For the copy, please give all of the data again exactly and leave the pictures out.

SOURCE MATERIAL start

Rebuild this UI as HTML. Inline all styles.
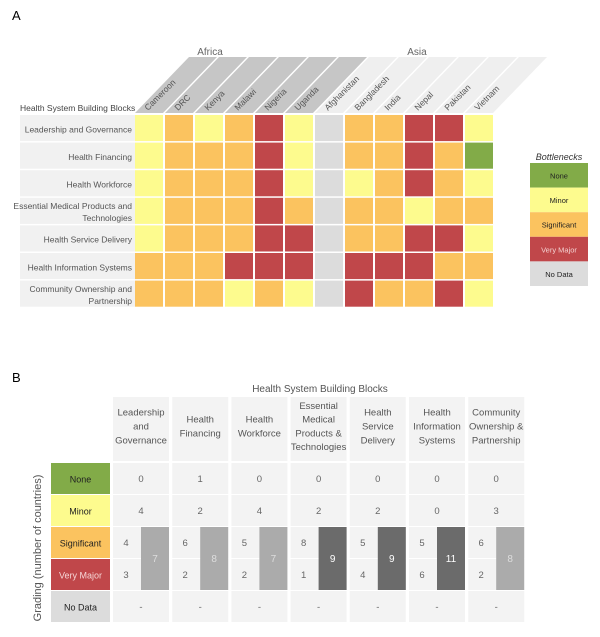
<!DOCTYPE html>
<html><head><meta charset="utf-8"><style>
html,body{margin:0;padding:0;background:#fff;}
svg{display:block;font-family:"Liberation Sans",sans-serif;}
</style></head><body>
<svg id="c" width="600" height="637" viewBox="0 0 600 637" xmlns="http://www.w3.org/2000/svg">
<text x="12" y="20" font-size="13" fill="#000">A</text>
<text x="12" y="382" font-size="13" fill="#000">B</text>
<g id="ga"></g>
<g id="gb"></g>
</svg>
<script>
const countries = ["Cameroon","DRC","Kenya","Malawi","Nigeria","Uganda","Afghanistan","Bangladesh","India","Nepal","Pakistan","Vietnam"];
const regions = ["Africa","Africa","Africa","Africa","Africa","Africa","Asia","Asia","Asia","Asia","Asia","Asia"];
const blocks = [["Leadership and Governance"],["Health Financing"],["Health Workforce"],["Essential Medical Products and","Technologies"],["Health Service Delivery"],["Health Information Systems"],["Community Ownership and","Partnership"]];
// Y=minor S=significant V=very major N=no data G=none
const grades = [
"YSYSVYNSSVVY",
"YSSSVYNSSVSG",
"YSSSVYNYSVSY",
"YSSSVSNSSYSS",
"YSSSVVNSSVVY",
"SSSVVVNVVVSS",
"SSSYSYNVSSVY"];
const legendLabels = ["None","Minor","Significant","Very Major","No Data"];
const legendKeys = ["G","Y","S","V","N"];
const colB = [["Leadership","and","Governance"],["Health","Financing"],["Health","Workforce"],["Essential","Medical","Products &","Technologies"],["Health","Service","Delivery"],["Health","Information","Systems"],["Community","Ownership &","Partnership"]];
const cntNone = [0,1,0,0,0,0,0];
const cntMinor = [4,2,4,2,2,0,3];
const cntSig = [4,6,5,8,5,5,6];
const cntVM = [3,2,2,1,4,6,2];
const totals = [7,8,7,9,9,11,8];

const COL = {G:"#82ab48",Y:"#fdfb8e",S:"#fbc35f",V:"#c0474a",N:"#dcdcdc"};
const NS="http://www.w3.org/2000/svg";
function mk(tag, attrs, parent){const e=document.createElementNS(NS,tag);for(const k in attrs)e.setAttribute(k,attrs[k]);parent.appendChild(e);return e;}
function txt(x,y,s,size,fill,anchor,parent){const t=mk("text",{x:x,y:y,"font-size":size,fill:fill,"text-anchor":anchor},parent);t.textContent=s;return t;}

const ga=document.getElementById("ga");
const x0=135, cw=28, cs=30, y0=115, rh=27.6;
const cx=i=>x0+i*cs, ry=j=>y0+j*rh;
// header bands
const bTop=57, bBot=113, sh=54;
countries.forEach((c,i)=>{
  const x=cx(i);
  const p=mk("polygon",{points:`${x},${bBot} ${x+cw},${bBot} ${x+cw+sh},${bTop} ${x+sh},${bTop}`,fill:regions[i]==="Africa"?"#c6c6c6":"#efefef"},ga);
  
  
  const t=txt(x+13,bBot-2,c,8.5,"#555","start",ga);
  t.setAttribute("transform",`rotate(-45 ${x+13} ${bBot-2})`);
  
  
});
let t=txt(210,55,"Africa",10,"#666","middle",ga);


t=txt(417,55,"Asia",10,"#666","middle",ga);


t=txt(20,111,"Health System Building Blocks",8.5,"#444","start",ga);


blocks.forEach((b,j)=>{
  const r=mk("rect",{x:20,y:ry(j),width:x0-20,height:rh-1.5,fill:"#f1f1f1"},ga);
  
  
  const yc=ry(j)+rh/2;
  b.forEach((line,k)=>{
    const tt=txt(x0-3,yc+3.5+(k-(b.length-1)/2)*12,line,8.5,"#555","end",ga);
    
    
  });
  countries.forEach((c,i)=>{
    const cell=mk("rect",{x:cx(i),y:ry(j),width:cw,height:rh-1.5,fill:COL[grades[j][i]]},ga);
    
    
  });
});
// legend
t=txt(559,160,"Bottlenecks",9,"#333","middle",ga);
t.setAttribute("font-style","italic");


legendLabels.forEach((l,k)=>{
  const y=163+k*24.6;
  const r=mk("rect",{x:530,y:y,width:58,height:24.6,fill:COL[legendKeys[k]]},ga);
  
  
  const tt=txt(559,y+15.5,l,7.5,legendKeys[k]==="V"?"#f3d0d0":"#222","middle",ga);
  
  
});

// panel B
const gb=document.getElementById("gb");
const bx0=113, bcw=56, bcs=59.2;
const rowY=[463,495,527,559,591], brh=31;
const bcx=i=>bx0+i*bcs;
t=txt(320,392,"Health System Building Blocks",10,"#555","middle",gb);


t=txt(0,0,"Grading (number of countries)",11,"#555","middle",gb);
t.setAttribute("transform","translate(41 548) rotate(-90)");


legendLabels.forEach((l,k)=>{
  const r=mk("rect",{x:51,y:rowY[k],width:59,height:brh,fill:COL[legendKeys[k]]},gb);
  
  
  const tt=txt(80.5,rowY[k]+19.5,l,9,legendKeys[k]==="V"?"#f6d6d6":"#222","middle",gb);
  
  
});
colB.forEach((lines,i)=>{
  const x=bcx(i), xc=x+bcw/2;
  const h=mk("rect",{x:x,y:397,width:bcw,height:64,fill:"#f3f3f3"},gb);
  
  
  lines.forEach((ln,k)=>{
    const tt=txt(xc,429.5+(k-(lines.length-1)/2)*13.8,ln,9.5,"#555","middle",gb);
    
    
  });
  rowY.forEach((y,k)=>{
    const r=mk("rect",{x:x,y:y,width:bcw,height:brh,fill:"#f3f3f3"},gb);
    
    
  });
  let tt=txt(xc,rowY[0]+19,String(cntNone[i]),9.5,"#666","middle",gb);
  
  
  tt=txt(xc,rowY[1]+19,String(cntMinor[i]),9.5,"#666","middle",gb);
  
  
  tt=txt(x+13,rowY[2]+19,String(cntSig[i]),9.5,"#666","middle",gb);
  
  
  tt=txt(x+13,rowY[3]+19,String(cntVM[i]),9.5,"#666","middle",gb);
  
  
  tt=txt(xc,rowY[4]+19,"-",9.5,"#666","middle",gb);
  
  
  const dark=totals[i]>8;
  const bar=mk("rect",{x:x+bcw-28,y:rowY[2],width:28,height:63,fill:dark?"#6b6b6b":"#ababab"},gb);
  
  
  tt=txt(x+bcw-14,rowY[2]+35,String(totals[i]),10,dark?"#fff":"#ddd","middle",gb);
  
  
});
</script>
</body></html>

SOURCE MATERIAL end

**EXERCISE SOLUTION**:
Rebuild this UI as HTML. Inline all styles.
<!DOCTYPE html>
<html><head><meta charset="utf-8"><style>
html,body{margin:0;padding:0;background:#fff;}
svg{display:block;font-family:"Liberation Sans",sans-serif;}
</style></head><body>
<svg id="c" width="600" height="637" viewBox="0 0 600 637" xmlns="http://www.w3.org/2000/svg">
<text x="12" y="20" font-size="13" fill="#000">A</text>
<text x="12" y="382" font-size="13" fill="#000">B</text>
<g id="ga"></g>
<g id="gb"></g>
</svg>
<script>
const countries = ["Cameroon","DRC","Kenya","Malawi","Nigeria","Uganda","Afghanistan","Bangladesh","India","Nepal","Pakistan","Vietnam"];
const regions = ["Africa","Africa","Africa","Africa","Africa","Africa","Asia","Asia","Asia","Asia","Asia","Asia"];
const blocks = [["Leadership and Governance"],["Health Financing"],["Health Workforce"],["Essential Medical Products and","Technologies"],["Health Service Delivery"],["Health Information Systems"],["Community Ownership and","Partnership"]];
// Y=minor S=significant V=very major N=no data G=none
const grades = [
"YSYSVYNSSVVY",
"YSSSVYNSSVSG",
"YSSSVYNYSVSY",
"YSSSVSNSSYSS",
"YSSSVVNSSVVY",
"SSSVVVNVVVSS",
"SSSYSYNVSSVY"];
const legendLabels = ["None","Minor","Significant","Very Major","No Data"];
const legendKeys = ["G","Y","S","V","N"];
const colB = [["Leadership","and","Governance"],["Health","Financing"],["Health","Workforce"],["Essential","Medical","Products &","Technologies"],["Health","Service","Delivery"],["Health","Information","Systems"],["Community","Ownership &","Partnership"]];
const cntNone = [0,1,0,0,0,0,0];
const cntMinor = [4,2,4,2,2,0,3];
const cntSig = [4,6,5,8,5,5,6];
const cntVM = [3,2,2,1,4,6,2];
const totals = [7,8,7,9,9,11,8];

const COL = {G:"#82ab48",Y:"#fdfb8e",S:"#fbc35f",V:"#c0474a",N:"#dcdcdc"};
const NS="http://www.w3.org/2000/svg";
function mk(tag, attrs, parent){const e=document.createElementNS(NS,tag);for(const k in attrs)e.setAttribute(k,attrs[k]);parent.appendChild(e);return e;}
function txt(x,y,s,size,fill,anchor,parent){const t=mk("text",{x:x,y:y,"font-size":size,fill:fill,"text-anchor":anchor},parent);t.textContent=s;return t;}

const ga=document.getElementById("ga");
const x0=135, cw=28, cs=30, y0=115, rh=27.6;
const cx=i=>x0+i*cs, ry=j=>y0+j*rh;
// header bands
const bTop=57, bBot=113, sh=54;
countries.forEach((c,i)=>{
  const x=cx(i);
  const p=mk("polygon",{points:`${x},${bBot} ${x+cw},${bBot} ${x+cw+sh},${bTop} ${x+sh},${bTop}`,fill:regions[i]==="Africa"?"#c6c6c6":"#efefef"},ga);
  
  
  const t=txt(x+13,bBot-2,c,8.5,"#555","start",ga);
  t.setAttribute("transform",`rotate(-45 ${x+13} ${bBot-2})`);
  
  
});
let t=txt(210,55,"Africa",10,"#666","middle",ga);


t=txt(417,55,"Asia",10,"#666","middle",ga);


t=txt(20,111,"Health System Building Blocks",8.5,"#444","start",ga);


blocks.forEach((b,j)=>{
  const r=mk("rect",{x:20,y:ry(j),width:x0-20,height:rh-1.5,fill:"#f1f1f1"},ga);
  
  
  const yc=ry(j)+rh/2;
  b.forEach((line,k)=>{
    const tt=txt(x0-3,yc+3.5+(k-(b.length-1)/2)*12,line,8.5,"#555","end",ga);
    
    
  });
  countries.forEach((c,i)=>{
    const cell=mk("rect",{x:cx(i),y:ry(j),width:cw,height:rh-1.5,fill:COL[grades[j][i]]},ga);
    
    
  });
});
// legend
t=txt(559,160,"Bottlenecks",9,"#333","middle",ga);
t.setAttribute("font-style","italic");


legendLabels.forEach((l,k)=>{
  const y=163+k*24.6;
  const r=mk("rect",{x:530,y:y,width:58,height:24.6,fill:COL[legendKeys[k]]},ga);
  
  
  const tt=txt(559,y+15.5,l,7.5,legendKeys[k]==="V"?"#f3d0d0":"#222","middle",ga);
  
  
});

// panel B
const gb=document.getElementById("gb");
const bx0=113, bcw=56, bcs=59.2;
const rowY=[463,495,527,559,591], brh=31;
const bcx=i=>bx0+i*bcs;
t=txt(320,392,"Health System Building Blocks",10,"#555","middle",gb);


t=txt(0,0,"Grading (number of countries)",11,"#555","middle",gb);
t.setAttribute("transform","translate(41 548) rotate(-90)");


legendLabels.forEach((l,k)=>{
  const r=mk("rect",{x:51,y:rowY[k],width:59,height:brh,fill:COL[legendKeys[k]]},gb);
  
  
  const tt=txt(80.5,rowY[k]+19.5,l,9,legendKeys[k]==="V"?"#f6d6d6":"#222","middle",gb);
  
  
});
colB.forEach((lines,i)=>{
  const x=bcx(i), xc=x+bcw/2;
  const h=mk("rect",{x:x,y:397,width:bcw,height:64,fill:"#f3f3f3"},gb);
  
  
  lines.forEach((ln,k)=>{
    const tt=txt(xc,429.5+(k-(lines.length-1)/2)*13.8,ln,9.5,"#555","middle",gb);
    
    
  });
  rowY.forEach((y,k)=>{
    const r=mk("rect",{x:x,y:y,width:bcw,height:brh,fill:"#f3f3f3"},gb);
    
    
  });
  let tt=txt(xc,rowY[0]+19,String(cntNone[i]),9.5,"#666","middle",gb);
  
  
  tt=txt(xc,rowY[1]+19,String(cntMinor[i]),9.5,"#666","middle",gb);
  
  
  tt=txt(x+13,rowY[2]+19,String(cntSig[i]),9.5,"#666","middle",gb);
  
  
  tt=txt(x+13,rowY[3]+19,String(cntVM[i]),9.5,"#666","middle",gb);
  
  
  tt=txt(xc,rowY[4]+19,"-",9.5,"#666","middle",gb);
  
  
  const dark=totals[i]>8;
  const bar=mk("rect",{x:x+bcw-28,y:rowY[2],width:28,height:63,fill:dark?"#6b6b6b":"#ababab"},gb);
  
  
  tt=txt(x+bcw-14,rowY[2]+35,String(totals[i]),10,dark?"#fff":"#ddd","middle",gb);
  
  
});
</script>
</body></html>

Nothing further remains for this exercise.